The governors serving their final terms are Josphat Nanok (Turkana), Cyprian Awiti (Homa Bay), Amason Kingi (Kilifi), Cornel Rasanga (Siaya), Jackson Mandago (Uasin Gishu), Moses Lenolkulal (Samburu), Okoth Obado (Migori), Samuel Tunai (Narok), Sospeter Ojaamong (Busia) and Salim Mvurya (Kwale).
In Kisii, Governor James Ongwae will also be going home after serving two terms, alongside governors Alfred Mutua (Machakos), Ali Joho (Mombasa), Alex Tolgos (Elgeyo-Marakwet), Wycliffe Oparanya (Kakamega), Kivutha Kibwana (Makueni), Mwangi Wa Iria (Murang’a), Martin Wambora (Embu), Paul Chepkwony (Kericho), Patrick Khaemba (Trans Nzoia) and Ali Roba (Mandera).
The delay in releasing the reports is a drawback for Public Financial Management (PFM) requirements. It also exposes a big loophole in a year when many counties will be operating on uncertainties as many governors exit after the August elections.
Some of the counties whose accounts have not been audited during the period have a record of spending funds carelessly and failing to account for expenditures of public money, leading to losses.
Audit opinions
In the last two audited years for the devolved units - 2017/18 and 2018/19 - at least six counties recorded the two worst audit opinions (Adverse Opinion and Disclaimer of Opinion).
That means auditors encountered many fundamental discrepancies in their financial statements, making them wrong and misleading (Adverse) or that there were so many missing documents or explanations that auditors lacked enough information to form an opinion (Disclaimer).
Homa Bay County ranks among the worst on spending public funds, with its last two opinions being labelled Adverse (2018/19) and Disclaimer (2017/18).
Kilifi, Embu and Murang’a counties, which had a Qualified Opinion in 2018/19 also had an Adverse Opinion in the previous financial year, while Migori, which also had a qualified audit opinion in 2018/19, had a Disclaimer in 2017/18.

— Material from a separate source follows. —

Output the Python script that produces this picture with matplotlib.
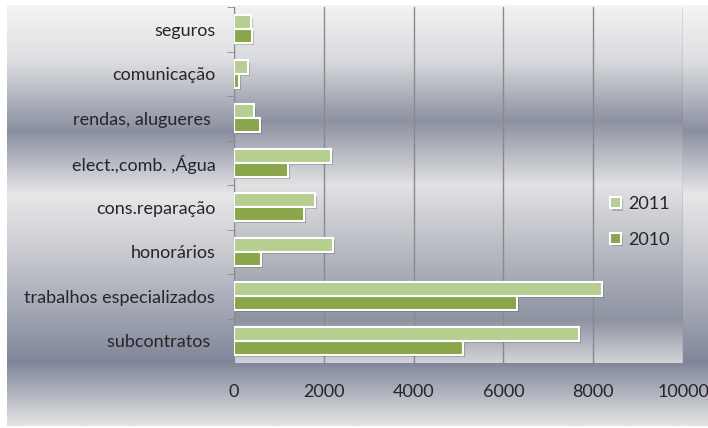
import numpy as np
import matplotlib
matplotlib.use('Agg')
import matplotlib.pyplot as plt
import matplotlib.patheffects as pe
from matplotlib.colors import LinearSegmentedColormap

# Cost categories (bottom to top) and yearly totals
categories = ['subcontratos ', 'trabalhos especializados', 'honorários', 'cons.reparação',
              'elect.,comb. ,Água', 'rendas, alugueres ', 'comunicação', 'seguros']
values_2011 = [7680, 8200, 2210, 1800, 2150, 450, 310, 380]
values_2010 = [5100, 6300, 600, 1560, 1200, 580, 110, 400]
x_ticks = [0, 2000, 4000, 6000, 8000, 10000]

plt.rcParams['font.family'] = ['Lato', 'DejaVu Sans']

fig = plt.figure(figsize=(7.08, 4.28), dpi=100)
W, H = 708, 428

# metallic background of the chart area
chart_cmap = LinearSegmentedColormap.from_list('chart', [
    (0.0, '#f4f4f4'), (0.13, '#dedfe2'), (0.30, '#8a8fa0'), (0.45, '#e8e8ea'),
    (0.60, '#c6c8ce'), (0.85, '#80869a'), (1.0, '#e4e4e4')])
bg = fig.add_axes([7 / W, 2 / H, 701 / W, 421 / H], zorder=0)
bg.imshow(np.linspace(0, 1, 256).reshape(-1, 1), cmap=chart_cmap, aspect='auto')
bg.axis('off')

ax = fig.add_axes([234 / W, 1 - 363 / H, 449 / W, 356 / H], zorder=1)
ax.set_facecolor('none')

# plot area has its own gradient
plot_cmap = LinearSegmentedColormap.from_list('plot', [
    (0.0, '#f2f2f2'), (0.15, '#d8d9dd'), (0.32, '#8c91a1'), (0.50, '#e2e2e4'),
    (0.70, '#b4b7c0'), (0.88, '#8e93a2'), (1.0, '#d2d3d8')])
n = len(categories)
ax.imshow(np.linspace(0, 1, 256).reshape(-1, 1), cmap=plot_cmap, aspect='auto',
          extent=[0, 10000, -0.5, n - 0.5], zorder=0)

y = np.arange(n)
h = 0.31
shadow = [pe.SimplePatchShadow(offset=(1.5, -1.5), alpha=0.25), pe.Normal()]
ax.barh(y + h / 2, values_2011, height=h, color='#b6ce8f', edgecolor='white',
        linewidth=1.5, label='2011', zorder=3, path_effects=shadow)
ax.barh(y - h / 2, values_2010, height=h, color='#89a74a', edgecolor='white',
        linewidth=1.5, label='2010', zorder=3, path_effects=shadow)

ax.set_xlim(0, 10000)
ax.set_ylim(-0.5, n - 0.5)
ax.set_xticks(x_ticks)
ax.set_xticklabels([str(t) for t in x_ticks])
ax.set_yticks(y)
ax.set_yticklabels(categories)
ax.set_yticks(np.arange(n + 1) - 0.5, minor=True)
ax.grid(axis='x', color='#8a8a8a', linewidth=1, zorder=1)
ax.set_axisbelow(True)

for side in ['top', 'right', 'bottom']:
    ax.spines[side].set_visible(False)
ax.spines['left'].set_color('#8a8a8a')
ax.spines['left'].set_zorder(2)

ax.tick_params(axis='y', which='major', length=0, pad=13.5, labelsize=13, labelcolor='#262626')
ax.tick_params(axis='y', which='minor', length=5, color='#8a8a8a')
ax.tick_params(axis='x', length=0, pad=15, labelsize=13, labelcolor='#262626')

ax.legend(loc='center', bbox_to_anchor=(640 / W, 1 - 222 / H), bbox_transform=fig.transFigure,
          frameon=False, fontsize=13, handlelength=0.6, handleheight=0.6,
          labelspacing=1.1, handletextpad=0.4, labelcolor='#262626')

fig.savefig('out.png', dpi=100)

Prof Chepkwony’s Kericho saw its financial reporting worsen from a Qualified Opinion in 2017/18 to an Adverse Opinion in 2018/19.
A Qualified Opinion means that the financial statements have been fairly presented, although some specific discrepancies are noted. All the other counties with governors serving their last terms had this opinion in the two years.
Withholding of funds
“Where there is a serious material breach or persistent material breaches of the provisions of this Act, the Auditor-General may in his audit report to Parliament or the relevant county assembly pursuant to the Public Finance Management Act, 2012, recommend the withholding of funds to any State Organ or public entity,” the Public Audit Act, 2015, states.

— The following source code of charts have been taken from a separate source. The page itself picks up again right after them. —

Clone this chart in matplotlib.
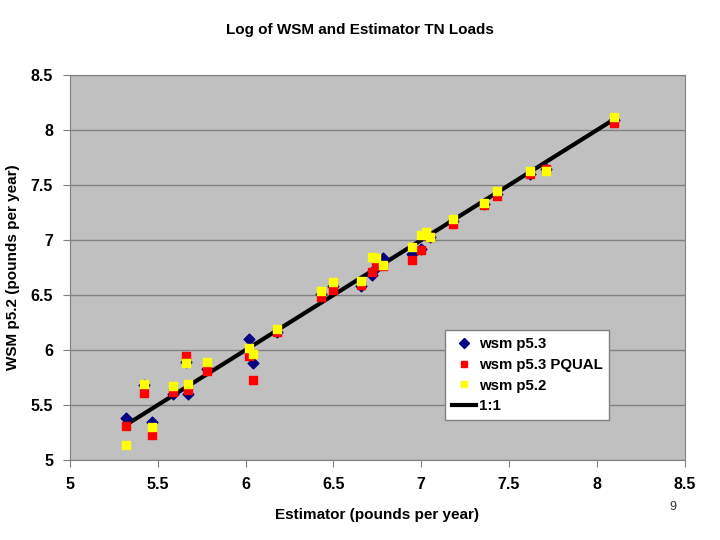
import matplotlib
matplotlib.use("Agg")
import matplotlib.pyplot as plt
from matplotlib.lines import Line2D

# log10 loads
estimator = [5.32, 5.42, 5.47, 5.59, 5.66, 5.67, 5.78, 6.02, 6.04, 6.18,
             6.43, 6.50, 6.66, 6.72, 6.74, 6.78, 6.95, 7.00, 7.03, 7.05,
             7.18, 7.36, 7.43, 7.62, 7.71, 8.10]
wsm_p53 = [5.38, 5.68, 5.35, 5.60, 5.89, 5.60, 5.83, 6.10, 5.88, 6.16,
           6.51, 6.58, 6.58, 6.68, 6.75, 6.84, 6.87, 6.92, 7.05, 7.03,
           7.17, 7.33, 7.42, 7.60, 7.65, 8.09]
wsm_p53_pqual = [5.31, 5.61, 5.23, 5.62, 5.95, 5.64, 5.81, 5.95, 5.73, 6.16,
                 6.48, 6.55, 6.59, 6.71, 6.76, 6.76, 6.82, 6.91, 7.05, 7.03,
                 7.15, 7.32, 7.40, 7.60, 7.65, 8.06]
wsm_p52 = [5.14, 5.69, 5.30, 5.67, 5.88, 5.69, 5.89, 6.02, 5.96, 6.19,
           6.54, 6.62, 6.63, 6.85, 6.84, 6.77, 6.94, 7.05, 7.07, 7.03,
           7.19, 7.34, 7.45, 7.63, 7.63, 8.12]
one_to_one = [5.32, 8.10]

plt.rcParams["font.family"] = ["Liberation Sans", "DejaVu Sans"]
plt.rcParams["font.weight"] = "bold"

fig = plt.figure(figsize=(7.2, 5.4), dpi=100)
ax = fig.add_axes([0.097, 0.148, 0.854, 0.713])
ax.set_facecolor("#C0C0C0")

ax.scatter(estimator, wsm_p53, marker="D", s=30, color="#000080", zorder=3)
ax.scatter(estimator, wsm_p53_pqual, marker="s", s=28, color="#FF0000", zorder=4)
ax.scatter(estimator, wsm_p52, marker="s", s=28, color="#FFFF00", zorder=5)
ax.plot(one_to_one, one_to_one, color="black", lw=3, zorder=2)

ax.set_xlim(5, 8.5)
ax.set_ylim(5, 8.5)
ticks = [5, 5.5, 6, 6.5, 7, 7.5, 8, 8.5]
ax.set_xticks(ticks)
ax.set_yticks(ticks)
ax.set_xticklabels(["5", "5.5", "6", "6.5", "7", "7.5", "8", "8.5"])
ax.set_yticklabels(["5", "5.5", "6", "6.5", "7", "7.5", "8", "8.5"])
ax.tick_params(labelsize=11.5, colors="#808080", labelcolor="black", length=5, pad=7)
ax.grid(axis="y", color="#808080", lw=1)
ax.set_axisbelow(True)
for s in ax.spines.values():
    s.set_color("#808080")

ax.set_xlabel("Estimator (pounds per year)", fontsize=11, fontweight="bold", labelpad=12)
ax.set_ylabel("WSM p5.2 (pounds per year)", fontsize=11, fontweight="bold", labelpad=8)
fig.text(0.5, 0.945, "Log of WSM and Estimator TN Loads", ha="center", va="center",
         fontsize=11, fontweight="bold")

handles = [
    Line2D([], [], ls="", marker="D", ms=5, color="#000080"),
    Line2D([], [], ls="", marker="s", ms=5, color="#FF0000"),
    Line2D([], [], ls="", marker="s", ms=5, color="#FFFF00"),
    Line2D([], [], color="black", lw=3),
]
leg = ax.legend(handles, ["wsm p5.3", "wsm p5.3 PQUAL", "wsm p5.2", "1:1"],
                loc="lower left", bbox_to_anchor=(0.61, 0.104), borderaxespad=0,
                fancybox=False, framealpha=1, edgecolor="#808080",
                prop={"size": 10.8, "weight": "bold"}, handlelength=1.6,
                handletextpad=0.2, labelspacing=0.45, borderpad=0.45)
leg.get_frame().set_linewidth(1)

fig.text(0.935, 0.055, "9", fontsize=9, ha="center", fontweight="normal", color="#333333")

fig.savefig("out.png", dpi=100)
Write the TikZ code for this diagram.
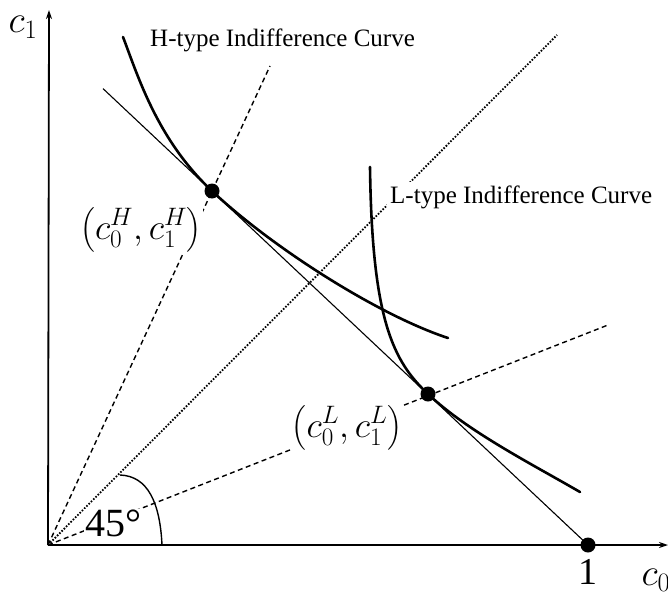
\RequirePackage{fix-cm}
\documentclass[tikz,border=0pt]{standalone}
\usepackage{amsmath}
\usepackage{fontspec}
\setmainfont{Liberation Serif}
\usetikzlibrary{arrows.meta}

\begin{document}
\begin{tikzpicture}[
    x=1pt, y=-1pt,
    >={Stealth[length=9pt, width=6pt]},
    axis/.style={
        ->,
        line width=1.8pt
    },
    budget/.style={
        line width=1.1pt
    },
    indiff/.style={
        line width=2.6pt,
        line cap=round
    },
    ray/.style={
        line width=1.4pt,
        dash pattern=on 5pt off 3.5pt
    },
    diag/.style={
        line width=1.8pt,
        dash pattern=on 1.6pt off 1.6pt
    },
    dot/.style={
        circle,
        fill=black,
        inner sep=0pt,
        minimum size=15pt
    },
    curvelabel/.style={
        font=\fontsize{25}{25}\selectfont,
        anchor=base west,
        fill=white,
        inner sep=3pt
    },
    pointlabel/.style={
        font=\fontsize{36}{36}\selectfont,
        fill=white,
        inner sep=1pt
    }
]
\useasboundingbox (0,0) rectangle (668,594);

% Key points
\coordinate (O) at (48,545);
\coordinate (H) at (212,191);
\coordinate (L) at (428,394);
\coordinate (one) at (588,545);
\coordinate (Htop) at (270,66);
\coordinate (Ltop) at (608,325);
\coordinate (diagtop) at (557,35);
\coordinate (budgettop) at (103,88.6);

% Axes
\coordinate (yend) at (49,10);
\coordinate (xend) at (668,545);
\draw[axis] (O) -- (yend);
\draw[axis] (O) -- (xend);
\node[font=\fontsize{38}{38}\selectfont] (c1) at (23,27) {$c_1$};
\node[font=\fontsize{38}{38}\selectfont] (c0) at (656,580) {$c_0$};
\node[font=\fontsize{38}{38}\selectfont] (onelabel) at (588,572) {1};

% Rays from the origin
\draw[ray] (O) -- (Htop);
\draw[ray] (O) -- (Ltop);
\draw[diag] (O) -- (diagtop);

% Labels over the rays
\node[pointlabel] (Hlabel) at (141,230) {$\left(c_0^H, c_1^H\right)$};
\node[pointlabel] (Llabel) at (347,428) {$\left(c_0^L, c_1^L\right)$};
\node[pointlabel, font=\fontsize{40}{40}\selectfont] (angle) at (113,523) {45°};
\node[curvelabel] (Hname) at (147,47) {H-type Indifference Curve};
\node[curvelabel] (Lname) at (387,203) {L-type Indifference Curve};

% Budget line
\draw[budget] (budgettop) -- (one);

% Indifference curves, tangent to the budget line at H and L
\draw[indiff] (123,37) .. controls (138,76) and (157,139.3) .. (H)
    .. controls (272,247.4) and (378,315) .. (448,338);
\draw[indiff] (370,167) .. controls (372,320) and (393,361.1) .. (L)
    .. controls (468,431.6) and (530,463) .. (580,492);

% 45 degree arc
\draw[line width=1.4pt] (162,545) .. controls (160,503) and (148,476) .. (120,475);

% Points
\node[dot] (Hdot) at (H) {};
\node[dot] (Ldot) at (L) {};
\node[dot] (onedot) at (one) {};

\end{tikzpicture}
\end{document}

But the Auditor-General has recommended the withholding of funds to any county, even when glaring cases of financial misappropriation have been found, and counties feared to have lost millions.
Of the counties whose governors are expected to seek re-election, four had an Adverse Opinion or Disclaimer in the year to June 2019.
In Vihiga County, Governor Wilber Ottichilo had an Adverse Opinion, Kitui’s Charity Ngilu had a Disclaimer, while Kisumu’s Anyang’ Nyong’o and Isiolo’s Mohammed Kuti had an Adverse Opinion.
Flouted laws
The latest report by the senate committee on counties usage of public funds - Fiduciary Risk Report: Issues Raised by the Auditor General on Public Financial Management by the County Governments for financial years 2012/13 – 2015/16- found counties flouted laws on prudent financial management.
“During the period under review, FY 2013/14 to FY 2015/16, a number of County Governments did not settle bills amounting to Sh62.8 billion in FY 2013/14, Sh108.9 billion in FY 2014/15 and Sh74.9 billion in 2015/16,” the report stated.
“The audit report reveals that during the first years of devolution, counties recruited staff without following due recruitment procedures and in absence of policy to determine optimal staffing levels,” it added.
The committee recommended the full implementation of the government’s official procurement system, IFMIS, and that OAG henceforth undertakes special audits on selected counties from time to time, in order to promote the principles of public finance as enshrined in the Constitution.